More than one-third of FE Trustnet readers hold four or more funds in the sector, which financial adviser Philippa Gee says is too many.

By Thomas McMahon,

Reporter, FE Trustnet

The dash for income could be causing investors to put all their eggs in one basket, according to the results of the latest FE Trustnet poll.

ALT_TAG Out of 1,852 respondents, 36 per cent said they hold four or more UK Equity Income funds while a further 14 per cent hold three.

According to Philippa Gee of Philippa Gee Wealth Management, three is an acceptable number, but four is probably too many.

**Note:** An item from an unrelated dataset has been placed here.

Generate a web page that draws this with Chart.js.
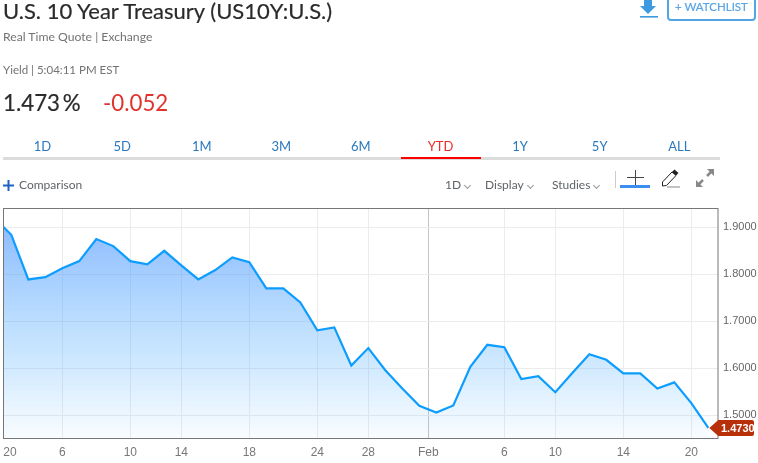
<!DOCTYPE html>
<html>
<head>
<meta charset="utf-8">
<script src="https://cdn.jsdelivr.net/npm/chart.js@4/dist/chart.umd.min.js"></script>
<style>
  html, body { margin: 0; padding: 0; background: #fff; }
  body { position: relative; width: 758px; height: 463px; overflow: hidden; font-family: Lato, sans-serif; }
  #chart { position: absolute; left: 0; top: 0; }
  .t { position: absolute; white-space: nowrap; line-height: 1; }
  .title { left: 3px; top: 0; font-size: 22px; color: #2b2b2b; -webkit-text-stroke: 0.2px #2b2b2b; }
  .sub { color: #737373; left: 3px; }
  .tab { top: 140px; width: 80px; text-align: center; font-size: 13px; color: #2a78bd; }
  .tool { top: 179px; font-size: 12px; color: #5f6468; }
  .tool i { display: inline-block; width: 4px; height: 4px; border: solid #999; border-width: 0 1px 1px 0; transform: rotate(45deg); margin-left: 4px; position: relative; top: -1px; }
  svg { position: absolute; }
</style>
</head>
<body>
<canvas id="chart" width="758" height="463"></canvas>

<div class="t title">U.S. 10 Year Treasury (US10Y:U.S.)</div>
<div class="t sub" style="top:31px;font-size:12.2px">Real Time Quote | Exchange</div>
<div class="t sub" style="top:64px;font-size:11.5px">Yield | 5:04:11 PM EST</div>
<div class="t" style="left:3px;top:92px;font-size:22.3px;color:#2b2b2b;word-spacing:-3px;-webkit-text-stroke:0.2px #2b2b2b">1.473 %</div>
<div class="t" style="left:103px;top:92px;font-size:22.3px;color:#e0332e">-0.052</div>

<svg style="left:638px;top:0" width="20" height="20" viewBox="0 0 20 20">
  <path d="M6 0h8v6h4l-8 8-8-8h4z" fill="#3f9be0"/><rect x="2" y="16" width="18" height="1.6" fill="#3f9be0"/>
</svg>
<div style="position:absolute;left:667px;top:-4px;width:85px;height:21px;border:2px solid #52a6e4;border-radius:4px"></div>
<div class="t" style="left:675px;top:1px;font-size:11.5px;color:#5aa5e6;-webkit-text-stroke:0.2px #5aa5e6">+ WATCHLIST</div>

<div id="tabs"></div>
<div style="position:absolute;left:3px;top:157px;width:717px;height:3px;background:#dcdcdc"></div>
<div style="position:absolute;left:401px;top:157px;width:80px;height:2px;background:#f00"></div>

<svg style="left:3px;top:180px" width="11" height="11"><path d="M5.500 0v11M0 5.500h11" stroke="#1f62c4" stroke-width="2"/></svg>
<div class="t tool" style="left:19px">Comparison</div>
<div class="t tool" style="left:445px">1D<i></i></div>
<div class="t tool" style="left:485px">Display<i></i></div>
<div class="t tool" style="left:552px">Studies<i></i></div>

<div style="position:absolute;left:615px;top:171px;width:1px;height:17px;background:#ccc"></div>
<svg style="left:620px;top:169px" width="31" height="20">
  <path d="M15.500 1v15M7 8.500h17" stroke="#444" stroke-width="1"/><rect x="0" y="16" width="30" height="3" fill="#3b8df0"/>
</svg>
<svg style="left:661px;top:168px" width="20" height="20">
  <path d="M1.500 14L11 4l4 3.500L5.500 17.500 1.500 18z" fill="#fff" stroke="#222" stroke-width="1"/><path d="M11 4l2.500-2.500 4 3.500-2.500 2.500z" fill="#222"/><path d="M6 19h13" stroke="#888"/>
</svg>
<svg style="left:695px;top:168px" width="20" height="20">
  <path d="M2 18L8 12M12 8L18 2" stroke="#888" stroke-width="2.500"/><path d="M1 19v-7l7 7zM19 1v7l-7-7z" fill="#888"/>
</svg>

<script>
// trading day positions: 0 is the last close of the old year, just off the left edge
const yields = [
  1.920, 1.884, 1.789, 1.794, 1.813, 1.828, 1.875, 1.860, 1.828, 1.821,
  1.850, 1.819, 1.789, 1.809, 1.836, 1.826, 1.770, 1.770, 1.740, 1.681,
  1.687, 1.606, 1.643, 1.596, 1.557, 1.520, 1.506, 1.521, 1.603, 1.650,
  1.645, 1.577, 1.583, 1.549, 1.590, 1.630, 1.618, 1.589, 1.589, 1.557,
  1.570, 1.526, 1.473
];
const xTickPos = [0.92, 4, 8, 11, 15, 19, 22, 25.53, 30, 33, 37, 41];
const xTickLabels = ['20', '6', '10', '14', '18', '24', '28', 'Feb', '6', '10', '14', '20'];
const yTickValues = [1.5, 1.6, 1.7, 1.8, 1.9];
const lastYield = 1.473;
const tabLabels = ['1D', '5D', '1M', '3M', '6M', 'YTD', '1Y', '5Y', 'ALL'];

const tabs = document.getElementById('tabs');
tabLabels.forEach((label, i) => {
  const d = document.createElement('div');
  d.className = 't tab';
  d.style.left = (2.5 + i * 79.6) + 'px';
  if (label === 'YTD') d.style.color = '#ee2a2a';
  d.textContent = label;
  tabs.appendChild(d);
});

// frame round the plot and the red last-price flag on the right axis
const framePlugin = {
  id: 'frame',
  afterDraw(chart) {
    const { ctx, chartArea: a, scales } = chart;
    ctx.save();
    ctx.strokeStyle = '#777';
    ctx.lineWidth = 1;
    ctx.strokeRect(a.left + 0.5, a.top, a.right - a.left, a.bottom - a.top);

    const y = scales.y.getPixelForValue(lastYield);
    const tip = scales.x.getPixelForValue(yields.length - 1);
    ctx.fillStyle = '#b8300a';
    ctx.beginPath();
    ctx.moveTo(tip + 1, y);
    ctx.lineTo(tip + 10, y - 8);
    ctx.lineTo(752, y - 8);
    ctx.quadraticCurveTo(754, y - 8, 754, y - 6);
    ctx.lineTo(754, y + 6);
    ctx.quadraticCurveTo(754, y + 8, 752, y + 8);
    ctx.lineTo(tip + 10, y + 8);
    ctx.closePath();
    ctx.fill();
    ctx.fillStyle = '#fff';
    ctx.font = 'bold 11px "Liberation Sans"';
    ctx.textAlign = 'left';
    ctx.textBaseline = 'middle';
    ctx.fillText(lastYield.toFixed(4), 721, y + 0.5);
    ctx.restore();
  }
};

new Chart(document.getElementById('chart'), {
  type: 'line',
  data: {
    datasets: [{
      data: yields.map((y, i) => ({ x: i, y })),
      borderColor: '#0c9dff',
      borderWidth: 2.2,
      pointRadius: 0,
      tension: 0,
      fill: 'start',
      backgroundColor: (c) => {
        const a = c.chart.chartArea;
        if (!a) return 'transparent';
        const g = c.chart.ctx.createLinearGradient(0, a.top + 18, 0, a.bottom);
        g.addColorStop(0, 'rgba(60,140,255,0.58)');
        g.addColorStop(0.65, 'rgba(70,170,255,0.26)');
        g.addColorStop(1, 'rgba(90,180,255,0.04)');
        return g;
      }
    }]
  },
  options: {
    responsive: false,
    animation: false,
    layout: { padding: { left: 3, top: 208.5, right: 0, bottom: 0 } },
    plugins: { legend: { display: false }, tooltip: { enabled: false } },
    scales: {
      x: {
        type: 'linear',
        min: 0.512,
        max: 42.54,
        afterBuildTicks: (s) => { s.ticks = xTickPos.map(value => ({ value })); },
        afterFit: (s) => { s.height = 24.5; s.paddingLeft = 0; s.paddingRight = 0; },
        grid: {
          drawTicks: false,
          color: (c) => {
            if (c.index === 0) return 'transparent';
            return c.index === 7 ? '#c4c4c4' : '#ececec';
          }
        },
        border: { display: false },
        ticks: {
          autoSkip: false,
          maxRotation: 0,
          padding: 7,
          color: '#777',
          font: { family: '"Liberation Sans"', size: 12 },
          callback: (v, i) => xTickLabels[i]
        }
      },
      y: {
        position: 'right',
        min: 1.4506,
        max: 1.94,
        afterBuildTicks: (s) => { s.ticks = yTickValues.map(value => ({ value })); },
        afterFit: (s) => { s.width = 40.5; s.paddingTop = 0; s.paddingBottom = 0; },
        grid: { drawTicks: false, color: '#ececec' },
        border: { display: false },
        ticks: {
          padding: 5.5,
          color: '#666',
          font: { family: '"Liberation Sans"', size: 11 },
          callback: (v) => v.toFixed(4)
        }
      }
    }
  },
  plugins: [framePlugin]
});
</script>
</body>
</html>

"I think three is reasonable, as you can get a good blend of different approaches: a UK Equity Income tracker, a more cautious fund and an aggressive fund, and that’s a nice balance."

"With more than three you start to dilute the impact of that and I would question if you need that many."

Gee points out that many of the largest UK Equity Income funds invest in similar sectors of the market, meaning there is little point in holding more than one of them.

"You do not want to diversify and not actually achieve that goal," she said. "Just holding two different funds doesn’t give you the diversification."

FE Trustnet research has previously shown how the biggest funds in the sector move closely in line with the FTSE All Share, while a high proportion of the funds hold the same stocks in their top-10.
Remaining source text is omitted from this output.